When you peel away the government's disingenuous posturing around "reigning in the tech giants", a huge part of what they want to do - but are afraid to openly admit - is expand the Cancon regime to algorithmically curated social media feeds. They want to amplify content deemed Canadian at the expense of everything else.

The real prize is something like: every Canadian's TikTok feed should include at least 30% of videos set to Canadian background music (along with mandatory royalties paid out to Canadian artists). Or at least 30% of YouTube video recommendations shown in Canada to be Canadian content. And so on.

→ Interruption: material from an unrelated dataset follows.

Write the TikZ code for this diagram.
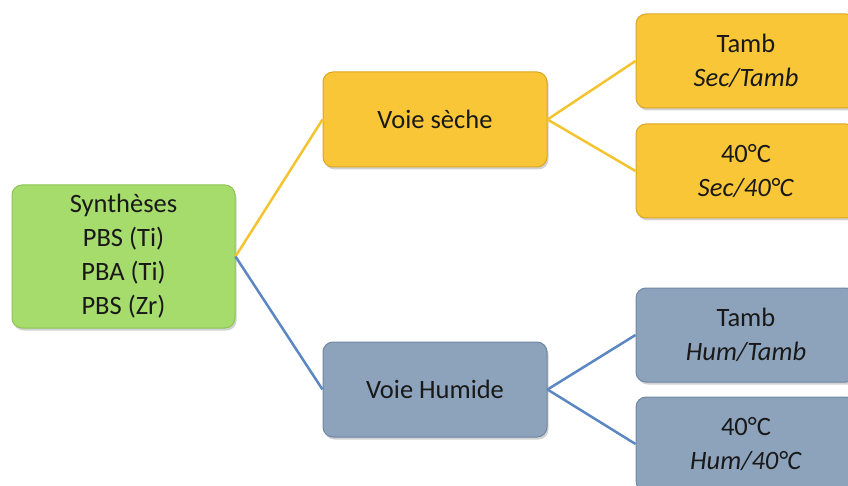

There's very little chance content will be removed if it's not deemed Canadian, but it doesn't have to. That's why C-10 is so very shrewd: it recognizes that on the internet, you don't (and can't) regulate the supply of content. The real impact is in regulating demand by targeting intermediaries. No casual (or pro/semi-pro) YouTuber need be classified a "broadcaster" to feel the vague, open-ended hand of this bill. By artificially promoting/suppressing platform demand for their content (which inevitably affects their ability to monetize), you indirectly and invisibly regulate the individual's behaviour.

The government is doing a piss-poor job saying so, and you would never know it looking at either the law or the rhetoric, but C-10 isn't trying to go after our right to say anything; it does an end-run by instead regulating the means by which we're heard.

Yet as is tradition, they're asking us to take them at their word while arming themselves with an extremely vague, open-ended legislative tool without putting in the work to articulate a vision that motivates or justifies this expansion of power. They seem to not think it's unnecessary to consider or discuss the unintended consequences of "supporting Canadian culture", and that we should just trust they *and all future governments* will carefully use the capability they're asking for in good faith.

Put another way: they're opening a Pandora's box of issues on freedom of expression and regulatory overreach, all so that 30% of our TikTok feeds will be set to Nickelback.